Yaratıcı insanların 5 büyük korkusu

Boş bir sayfa ya da ekranın karşısına oturan herkes, ister ressam ister yazar ister grafik tasarım uzmanı olsun, yaratıcı sürecin hiç de kolay olmadığını bilir. Bazı korkulara esir olmamak için dikkatli olmakta fayda var.

 

Orijinal bir eser yaratmak, bunun onaylanması ve ödüllendirilmesi son derece zor süreçler. Elbette her işin ayrı zorlukları olsa da yaratıcı süreçler duygusal ve zihinsel olarak her zaman daha yıpratıcı. Tüm bu zorluklara bir de stres, panik ve gelecek kaygısı eşlik ediyor. Korkuların esiri olmamak ve ne olursa olsun çaba vermekten vazgeçmemek için bazı zorlayıcı sorular karşısında sakin kalmakta fayda var.

İşte 5 korkuyu atlatmak için bazı püf noktaları:

Ya başarısız olursam?

Diğer pek çok işte olduğu gibi yaratıcı işlerde de sıklıkla başarısızlık korkusu ortaya çıkabilir. Bu durumda en önemli nokta kişinin kendisine inanmayı ve güvenmeyi asla bırakmaması. Yaratıcılık kişiye has bir durum ve zaman zaman tıkanmak, üretememek, üretileni beğenmemek gibi durumlar söz konusu olabilir. Bu tür anları başarısızlık gibi yorumlamamak gerekiyor. Her işte çıkışlar olduğu kadar inişler de olabileceğini unutmamak gerekiyor. Kişiler için farklı altyapılar, eğitimler ve deneyimler söz konusu olduğu için daha iyi ya da daha kötü gibi sıfatlardan bahsetmek oldukça anlamsız.

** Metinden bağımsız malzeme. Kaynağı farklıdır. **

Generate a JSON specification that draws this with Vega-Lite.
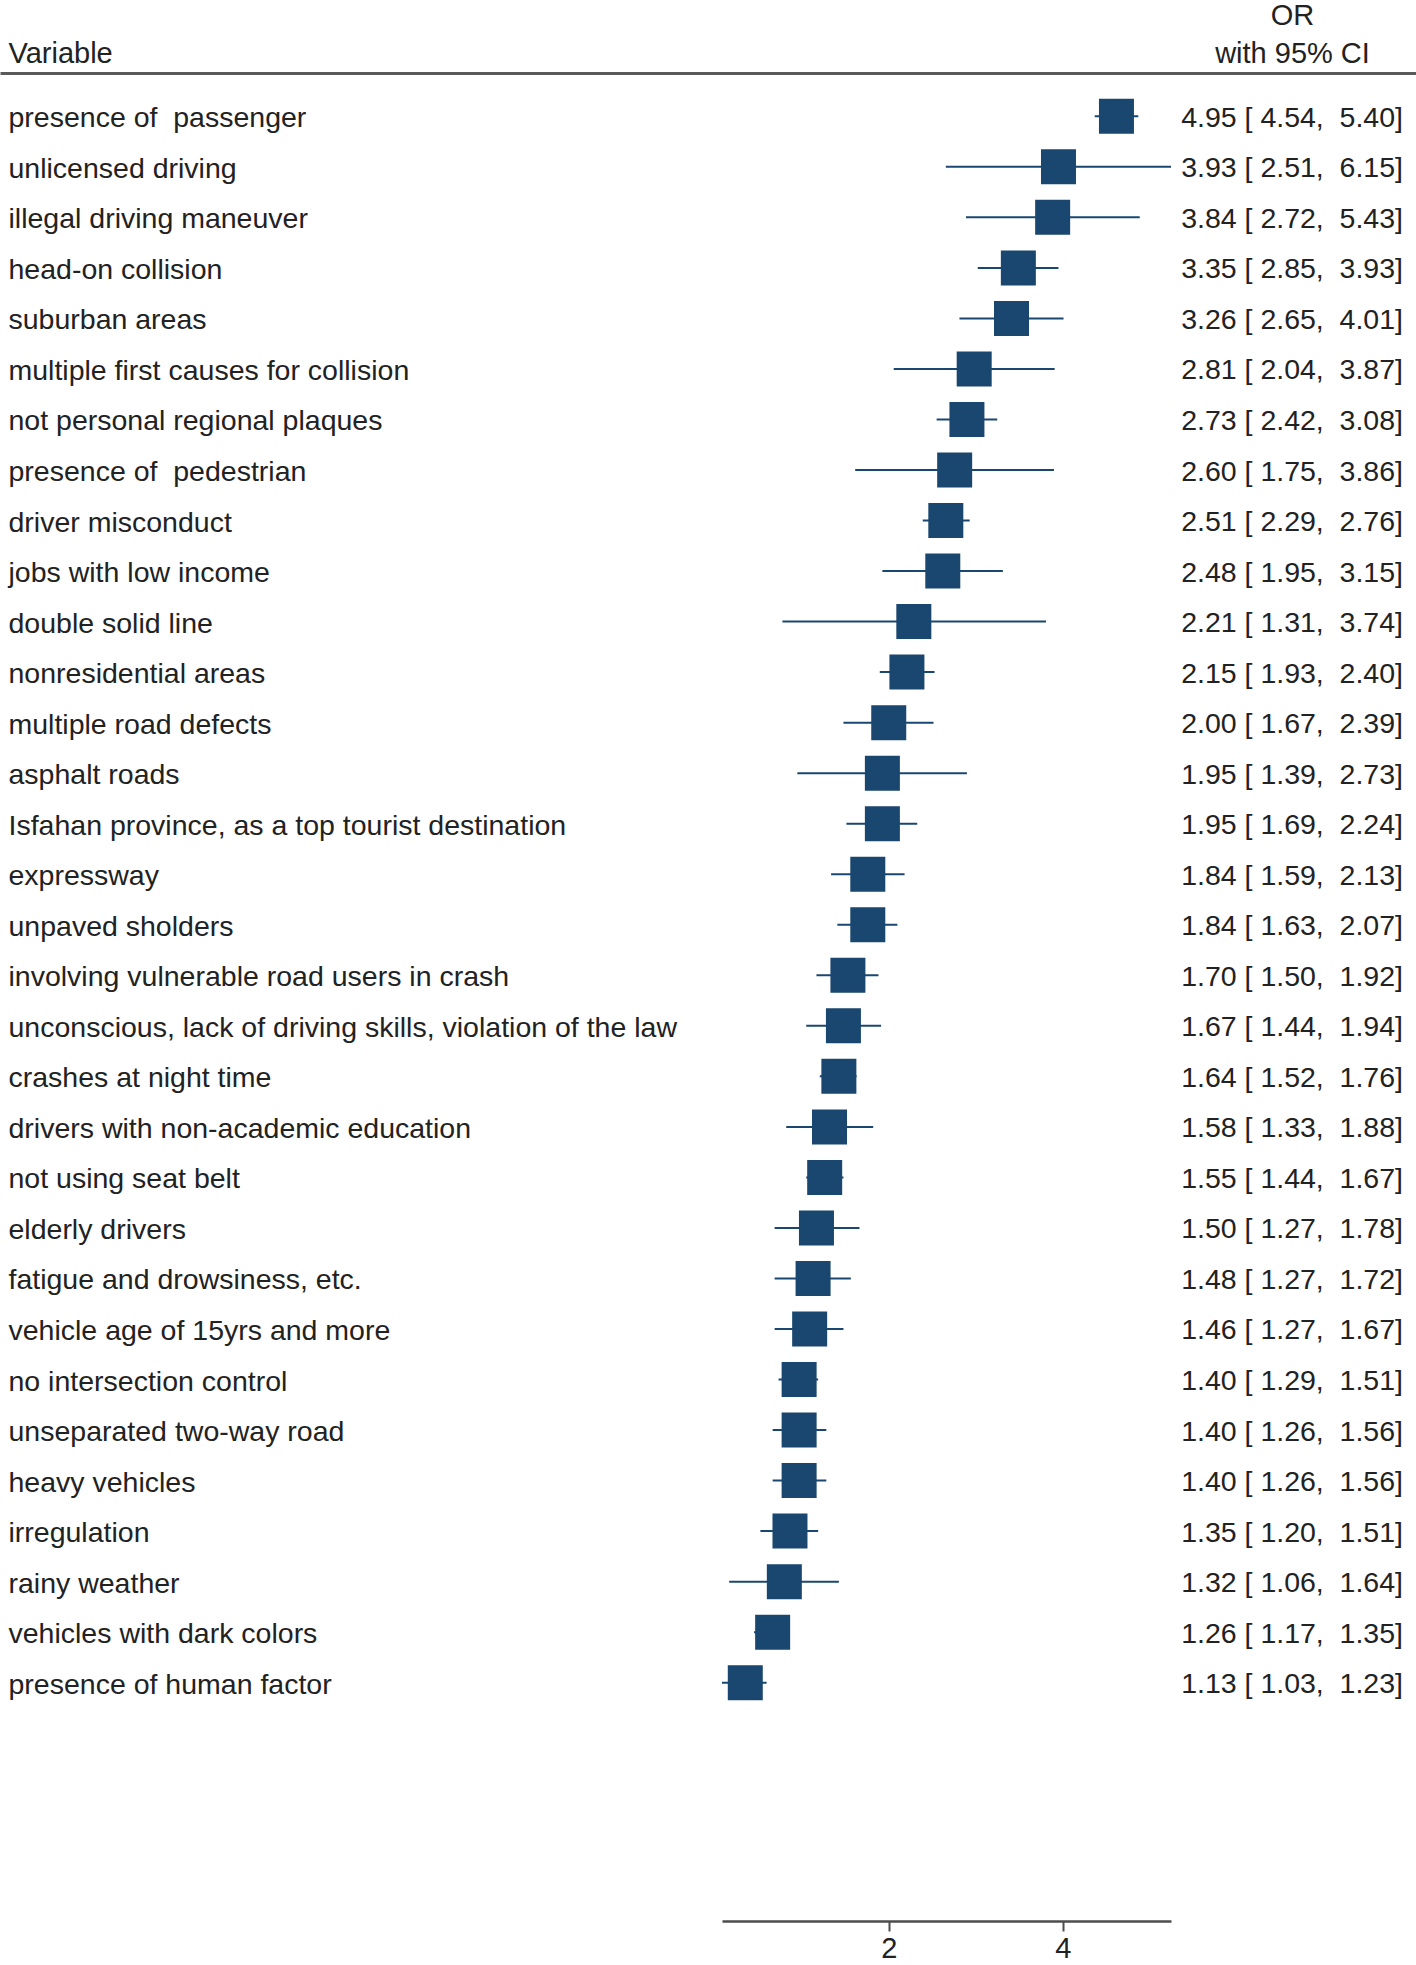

Ya kimse işimin farkına varmazsa?

Dünyadaki tüm sanatçıların ve tasarımcıların yaratabilecekleri en muhteşem sanat eserini meydana getirdiklerini düşünelim. Kimse tarafından takdir edilmemeleri ya da işlerinin satılmaması bu eserlerin değersiz, ucuz ve kötü olduklarını mı gösterir? Elbette hayır. Beğeni ve fark edilmenin tek kıstas olduğunu kabul etmek son derece mantıksız. Eserleri kendisi yaşarken fark edilen kişiler olduğu kadar, öldükten yüz yıllar sonra değer gören örnekleri de unutmamak gerekiyor. Elbette para kazanmak ve ilgi görmek için çaba sarf etmek son derece önemli. Ama henüz fark edilmeyen işler için paniğe kapılmamak, sakin kalmak ve yola devam etmek şart.

Ya işlerim eleştirilirse?

Her iş eleştiriye açıktır ve çevremizde her zaman eleştiren biri vardır. Üstelik bu, kişinin işinde daha iyi olmasına ve görmediği noktaları görmesine neden olabilecek değerli ve verimli bir süreci de beraberinde getirebilir. Bunun yanı sıra ne yapsak işimizi beğenmeyen birinin her zaman olacağını unutmamak da önemli. Bu işimizi değersiz kılmaz, dolayısıyla bizi yıldırmamalıdır. Çıktığı anda eleştirilen, beğenilmeyen hatta nefret eden kullanıcıları olan uygulamaları, şirketleri, icatları ya da kitapları hesaba katarak düşünmekte fayda var. Yaratım sürecini tüm sancılarıyla kabul eden kişilerin negatif anları da deneyim kazandıran ve geliştiren süreçler olarak görmesi gerekiyor.

Ya maddi olarak kötü duruma düşersem?

Her zaman para kazandıracak ek işler yapılabileceğini unutmamak çok önemli. Sosyal medya uzmanlığı yapan bir yazar yazarlık yapmayı, grafik tasarım uzmanlığı yapan bir ressam da ressamlık yapmayı sürdürebilir. Elbette sadece keyif alınan işi yaparak para kazanmak herkesin hayali, fakat bunun gerçekleşmesi için zaman ve çaba gerektiğini unutmamak gerekiyor. Zamanın büyük bir kısmını parayla ilgili konular hakkında endişelenerek geçirmek yerine alternatif olarak yapılabilecek işleri araştırmak çok daha mantıklı.

Ya zamanımı boşa harcıyorsam?

Saatlerce televizyon izlemek için zaman kaybı diyebiliriz. Bir ürün, resim, heykel, tasarım, yazı yaratmak için saatlerce uğraşmak ise asla zaman kaybı değil. Yaratım sürecinin her anı, sonuç her zaman istenildiği gibi olmasa da kişiye çok şey katıyor. Hem deneyim hem pratik kazanmak için istenilen bir iş üzerinde çalışmak kadar faydalı bir eylem yok.